• GIVEN REQUEST
Leave out the pictures and repeat the data exactly.
[BEGIN STORED DATA]
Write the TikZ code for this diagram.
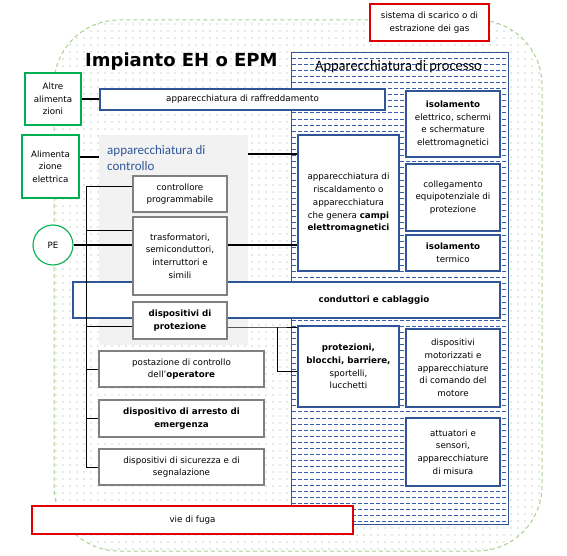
\documentclass[tikz,border=0pt]{standalone}
\usepackage{fontspec}
\setmainfont{DejaVu Sans}
\newfontfamily\calfont{Carlito}
\usetikzlibrary{patterns.meta,calc}
\definecolor{bbl}{HTML}{2F5597}
\definecolor{hatchc}{HTML}{3A5FB0}
\definecolor{grn}{HTML}{00B050}
\definecolor{rd}{HTML}{E00000}
\definecolor{grb}{HTML}{808080}
\definecolor{grayf}{HTML}{F2F2F2}
\definecolor{outerc}{HTML}{A9D18E}
\definecolor{dotc}{HTML}{98A090}
\tikzset{
  body/.style={font=\fontsize{8.7}{12.7}\selectfont, align=center, inner sep=1pt, rectangle},
  bluebox/.style={body, draw=bbl, line width=1.1pt, fill=white},
  graybox/.style={body, draw=grb, line width=1.1pt, fill=white},
  greenbox/.style={body, draw=grn, line width=1.1pt, fill=white},
  redbox/.style={body, draw=rd, line width=1.1pt, fill=white},
  busline/.style={line width=1pt, black},
  thickline/.style={line width=2.2pt, black},
  hatchline/.style={hatchc, line width=0.8pt, dash pattern=on 4pt off 2pt},
}
\begin{document}
\begin{tikzpicture}[x=1pt,y=-1pt]
\useasboundingbox (0,0) rectangle (567,556);
% outer area
\fill[pattern={Dots[distance=7pt,radius=0.7pt]}, pattern color=dotc, rounded corners=65pt] (54,20) rectangle (542,551);
\draw[outerc, line width=1pt, dash pattern=on 4pt off 3pt, rounded corners=65pt] (54,20) rectangle (542,551);
% process box
\node[fill=white, inner sep=0, minimum width=216pt, minimum height=471pt] (proc) at (400,288.5) {};
\begin{scope}
\clip (proc.north west) rectangle (proc.south east);
\foreach \i in {0,...,76} \draw[hatchline] (292,{58+6.1*\i}) -- (508,{58+6.1*\i});
\end{scope}
\draw[bbl, line width=1.1pt] (proc.north west) rectangle (proc.south east);
% control gray area
\node[fill=grayf, inner sep=0, minimum width=149pt, minimum height=210pt] (ctrl) at (173.5,240) {};
% titles
\node[anchor=base west, inner sep=0, font={\bfseries\fontsize{18}{20}\selectfont}] (title) at (85,67) {Impianto EH o EPM};
\node[anchor=base, inner sep=0, font={\calfont\fontsize{14.5}{17}\selectfont}] (ptitle) at (398.5,71) {Apparecchiatura di processo};
\node[anchor=north west, inner sep=0, align=left, text=bbl, font={\calfont\fontsize{13}{16.5}\selectfont}] (ctrllab) at (107,145) {apparecchiatura di\\controllo};
% conductors box
\node[bluebox, minimum width=427pt, minimum height=36pt, label={[body, font={\bfseries\fontsize{8.7}{12.7}\selectfont}, xshift=87.5pt]center:conduttori e cablaggio}] (cond) at (286.5,300) {};
% boxes
\node[redbox, minimum width=119pt, minimum height=37pt] (gas) at (429.5,22.5) {sistema di scarico o di\\estrazione dei gas};
\node[bluebox, minimum width=285pt, minimum height=21pt] (raff) at (242.5,99.5) {apparecchiatura di raffreddamento};
\node[greenbox, minimum width=56pt, minimum height=52pt] (altre) at (53,99) {Altre\\alimenta\\zioni};
\node[greenbox, minimum width=57pt, minimum height=63pt] (alim) at (50.5,166.5) {Alimenta\\zione\\elettrica};
\node[graybox, minimum width=94pt, minimum height=36pt] (ctrlprog) at (180,194) {controllore\\programmabile};
\node[graybox, minimum width=94pt, minimum height=78pt] (tras) at (180,256) {trasformatori,\\semiconduttori,\\interruttori e\\simili};
\node[graybox, minimum width=94pt, minimum height=37pt] (dprot) at (180,320.5) {\textbf{dispositivi di}\\\textbf{protezione}};
\node[body, circle, draw=grn, line width=1.1pt, fill=white, minimum size=40pt] (pe) at (53,245) {PE};
\node[bluebox, minimum width=101pt, minimum height=136pt] (heat) at (348.5,203) {apparecchiatura di\\riscaldamento o\\apparecchiatura\\che genera \textbf{campi}\\\textbf{elettromagnetici}};
\node[bluebox, minimum width=94pt, minimum height=66pt] (isoel) at (453,124) {\textbf{isolamento}\\elettrico, schermi\\e schermature\\elettromagnetici};
\node[bluebox, minimum width=94pt, minimum height=67pt] (coll) at (453,197.5) {collegamento\\equipotenziale di\\protezione};
\node[bluebox, minimum width=94pt, minimum height=36pt] (isoterm) at (453,253) {\textbf{isolamento}\\termico};
\node[bluebox, minimum width=101pt, minimum height=81pt] (prot) at (348.5,366.5) {\textbf{protezioni,}\\\textbf{blocchi, barriere,}\\sportelli,\\lucchetti};
\node[bluebox, minimum width=94pt, minimum height=78pt] (motor) at (453,368) {dispositivi\\motorizzati e\\apparecchiature\\di comando del\\motore};
\node[bluebox, minimum width=94pt, minimum height=68pt] (attua) at (453,452) {attuatori e\\sensori,\\apparecchiature\\di misura};
\node[graybox, minimum width=165pt, minimum height=36pt] (postaz) at (181.5,369) {postazione di controllo\\dell’\textbf{operatore}};
\node[graybox, minimum width=165pt, minimum height=37pt] (arresto) at (181.5,418.5) {\textbf{dispositivo di arresto di}\\\textbf{emergenza}};
\node[graybox, minimum width=165pt, minimum height=36pt] (sicur) at (181.5,467) {dispositivi di sicurezza e di\\segnalazione};
\node[redbox, minimum width=321pt, minimum height=28pt] (fuga) at (192.5,520) {vie di fuga};
% connectors
\draw[thickline] (altre.east) -- (altre.east -| raff.west);
\draw[thickline] ([yshift=9.5pt]alim.east) -- ([yshift=9.5pt]alim.east -| ctrl.west);
\draw[thickline] ([yshift=-19pt]ctrl.north east) -- ([yshift=-19pt]ctrl.north east -| heat.west);
\draw[thickline] (pe.east) -- (pe.east -| tras.west);
\draw[thickline] (pe.east -| tras.east) -- (pe.east -| heat.west);
\coordinate (bus) at (86,187);
\draw[busline] (bus -| ctrlprog.west) -- (bus) -- (bus |- sicur.west) -- (sicur.west);
\draw[busline] ([yshift=-14pt]tras.north west) -- ([yshift=-14pt]tras.north west -| bus);
\draw[busline] ([yshift=-6pt]dprot.west) -- ([yshift=-6pt]dprot.west -| bus);
\draw[busline] (postaz.west) -- (postaz.west -| bus);
\draw[busline] (arresto.west) -- (arresto.west -| bus);
\coordinate (elb) at (277,327);
\draw[busline] ([yshift=-6.5pt]dprot.east) -- (elb) -- (elb -| prot.west);
\draw[busline] (elb) |- ([yshift=-46pt]prot.north west);
\end{tikzpicture}
\end{document}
[END STORED DATA]
• REPLY TO THE EXERCISE
Write the TikZ code for this diagram.
\documentclass[tikz,border=0pt]{standalone}
\usepackage{fontspec}
\setmainfont{DejaVu Sans}
\newfontfamily\calfont{Carlito}
\usetikzlibrary{patterns.meta,calc}
\definecolor{bbl}{HTML}{2F5597}
\definecolor{hatchc}{HTML}{3A5FB0}
\definecolor{grn}{HTML}{00B050}
\definecolor{rd}{HTML}{E00000}
\definecolor{grb}{HTML}{808080}
\definecolor{grayf}{HTML}{F2F2F2}
\definecolor{outerc}{HTML}{A9D18E}
\definecolor{dotc}{HTML}{98A090}
\tikzset{
  body/.style={font=\fontsize{8.7}{12.7}\selectfont, align=center, inner sep=1pt, rectangle},
  bluebox/.style={body, draw=bbl, line width=1.1pt, fill=white},
  graybox/.style={body, draw=grb, line width=1.1pt, fill=white},
  greenbox/.style={body, draw=grn, line width=1.1pt, fill=white},
  redbox/.style={body, draw=rd, line width=1.1pt, fill=white},
  busline/.style={line width=1pt, black},
  thickline/.style={line width=2.2pt, black},
  hatchline/.style={hatchc, line width=0.8pt, dash pattern=on 4pt off 2pt},
}
\begin{document}
\begin{tikzpicture}[x=1pt,y=-1pt]
\useasboundingbox (0,0) rectangle (567,556);
% outer area
\fill[pattern={Dots[distance=7pt,radius=0.7pt]}, pattern color=dotc, rounded corners=65pt] (54,20) rectangle (542,551);
\draw[outerc, line width=1pt, dash pattern=on 4pt off 3pt, rounded corners=65pt] (54,20) rectangle (542,551);
% process box
\node[fill=white, inner sep=0, minimum width=216pt, minimum height=471pt] (proc) at (400,288.5) {};
\begin{scope}
\clip (proc.north west) rectangle (proc.south east);
\foreach \i in {0,...,76} \draw[hatchline] (292,{58+6.1*\i}) -- (508,{58+6.1*\i});
\end{scope}
\draw[bbl, line width=1.1pt] (proc.north west) rectangle (proc.south east);
% control gray area
\node[fill=grayf, inner sep=0, minimum width=149pt, minimum height=210pt] (ctrl) at (173.5,240) {};
% titles
\node[anchor=base west, inner sep=0, font={\bfseries\fontsize{18}{20}\selectfont}] (title) at (85,67) {Impianto EH o EPM};
\node[anchor=base, inner sep=0, font={\calfont\fontsize{14.5}{17}\selectfont}] (ptitle) at (398.5,71) {Apparecchiatura di processo};
\node[anchor=north west, inner sep=0, align=left, text=bbl, font={\calfont\fontsize{13}{16.5}\selectfont}] (ctrllab) at (107,145) {apparecchiatura di\\controllo};
% conductors box
\node[bluebox, minimum width=427pt, minimum height=36pt, label={[body, font={\bfseries\fontsize{8.7}{12.7}\selectfont}, xshift=87.5pt]center:conduttori e cablaggio}] (cond) at (286.5,300) {};
% boxes
\node[redbox, minimum width=119pt, minimum height=37pt] (gas) at (429.5,22.5) {sistema di scarico o di\\estrazione dei gas};
\node[bluebox, minimum width=285pt, minimum height=21pt] (raff) at (242.5,99.5) {apparecchiatura di raffreddamento};
\node[greenbox, minimum width=56pt, minimum height=52pt] (altre) at (53,99) {Altre\\alimenta\\zioni};
\node[greenbox, minimum width=57pt, minimum height=63pt] (alim) at (50.5,166.5) {Alimenta\\zione\\elettrica};
\node[graybox, minimum width=94pt, minimum height=36pt] (ctrlprog) at (180,194) {controllore\\programmabile};
\node[graybox, minimum width=94pt, minimum height=78pt] (tras) at (180,256) {trasformatori,\\semiconduttori,\\interruttori e\\simili};
\node[graybox, minimum width=94pt, minimum height=37pt] (dprot) at (180,320.5) {\textbf{dispositivi di}\\\textbf{protezione}};
\node[body, circle, draw=grn, line width=1.1pt, fill=white, minimum size=40pt] (pe) at (53,245) {PE};
\node[bluebox, minimum width=101pt, minimum height=136pt] (heat) at (348.5,203) {apparecchiatura di\\riscaldamento o\\apparecchiatura\\che genera \textbf{campi}\\\textbf{elettromagnetici}};
\node[bluebox, minimum width=94pt, minimum height=66pt] (isoel) at (453,124) {\textbf{isolamento}\\elettrico, schermi\\e schermature\\elettromagnetici};
\node[bluebox, minimum width=94pt, minimum height=67pt] (coll) at (453,197.5) {collegamento\\equipotenziale di\\protezione};
\node[bluebox, minimum width=94pt, minimum height=36pt] (isoterm) at (453,253) {\textbf{isolamento}\\termico};
\node[bluebox, minimum width=101pt, minimum height=81pt] (prot) at (348.5,366.5) {\textbf{protezioni,}\\\textbf{blocchi, barriere,}\\sportelli,\\lucchetti};
\node[bluebox, minimum width=94pt, minimum height=78pt] (motor) at (453,368) {dispositivi\\motorizzati e\\apparecchiature\\di comando del\\motore};
\node[bluebox, minimum width=94pt, minimum height=68pt] (attua) at (453,452) {attuatori e\\sensori,\\apparecchiature\\di misura};
\node[graybox, minimum width=165pt, minimum height=36pt] (postaz) at (181.5,369) {postazione di controllo\\dell’\textbf{operatore}};
\node[graybox, minimum width=165pt, minimum height=37pt] (arresto) at (181.5,418.5) {\textbf{dispositivo di arresto di}\\\textbf{emergenza}};
\node[graybox, minimum width=165pt, minimum height=36pt] (sicur) at (181.5,467) {dispositivi di sicurezza e di\\segnalazione};
\node[redbox, minimum width=321pt, minimum height=28pt] (fuga) at (192.5,520) {vie di fuga};
% connectors
\draw[thickline] (altre.east) -- (altre.east -| raff.west);
\draw[thickline] ([yshift=9.5pt]alim.east) -- ([yshift=9.5pt]alim.east -| ctrl.west);
\draw[thickline] ([yshift=-19pt]ctrl.north east) -- ([yshift=-19pt]ctrl.north east -| heat.west);
\draw[thickline] (pe.east) -- (pe.east -| tras.west);
\draw[thickline] (pe.east -| tras.east) -- (pe.east -| heat.west);
\coordinate (bus) at (86,187);
\draw[busline] (bus -| ctrlprog.west) -- (bus) -- (bus |- sicur.west) -- (sicur.west);
\draw[busline] ([yshift=-14pt]tras.north west) -- ([yshift=-14pt]tras.north west -| bus);
\draw[busline] ([yshift=-6pt]dprot.west) -- ([yshift=-6pt]dprot.west -| bus);
\draw[busline] (postaz.west) -- (postaz.west -| bus);
\draw[busline] (arresto.west) -- (arresto.west -| bus);
\coordinate (elb) at (277,327);
\draw[busline] ([yshift=-6.5pt]dprot.east) -- (elb) -- (elb -| prot.west);
\draw[busline] (elb) |- ([yshift=-46pt]prot.north west);
\end{tikzpicture}
\end{document}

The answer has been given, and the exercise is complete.